If there were questions about whether Bob Boyd could handle major league pitching, he answered them in his first career at-bat. The Potts Camp native delivered a game-tying pinch single for the Chicago White Sox on Sept. 8, 1951, at old Comiskey Park. He would go on to bat .293 over parts of nine big league seasons. In recognition of Black History Month, let us sing the praises of “The Rope,” one of the first black Mississippians to make the majors. Boyd, who earned his nickname for his knack for hitting line drives, starred in the Negro Leagues before getting his shot in MLB. He batted .362 over a four-year span with the Memphis Red Sox in the late 1940s and played in two East-West All-Star Games, according to the Biographical Encyclopedia of the Negro Leagues.
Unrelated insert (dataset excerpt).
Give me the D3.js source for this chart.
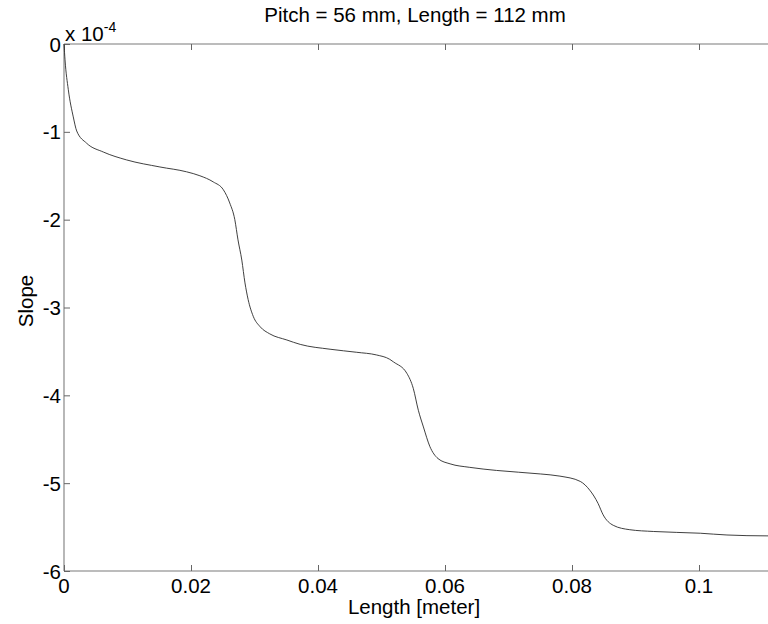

He was the first black player signed by the White Sox in 1950, three years after Jackie Robinson’s debut. A left-handed hitting first baseman, the 5-foot-10, 170-pound Boyd didn’t have a lot of power, but he could put the ball in play. He hit .342 (and stole 41 bases) in the Pacific Coast League in 1951 and .320 in that high-caliber league in 1952. He was 31 when he got his first call to The Show and 37 before he became a regular, batting .318 for the 1957 Baltimore Orioles. He hung around the majors until 1961 and played in the minors into his mid-40s. Boyd died in Kansas in 2004.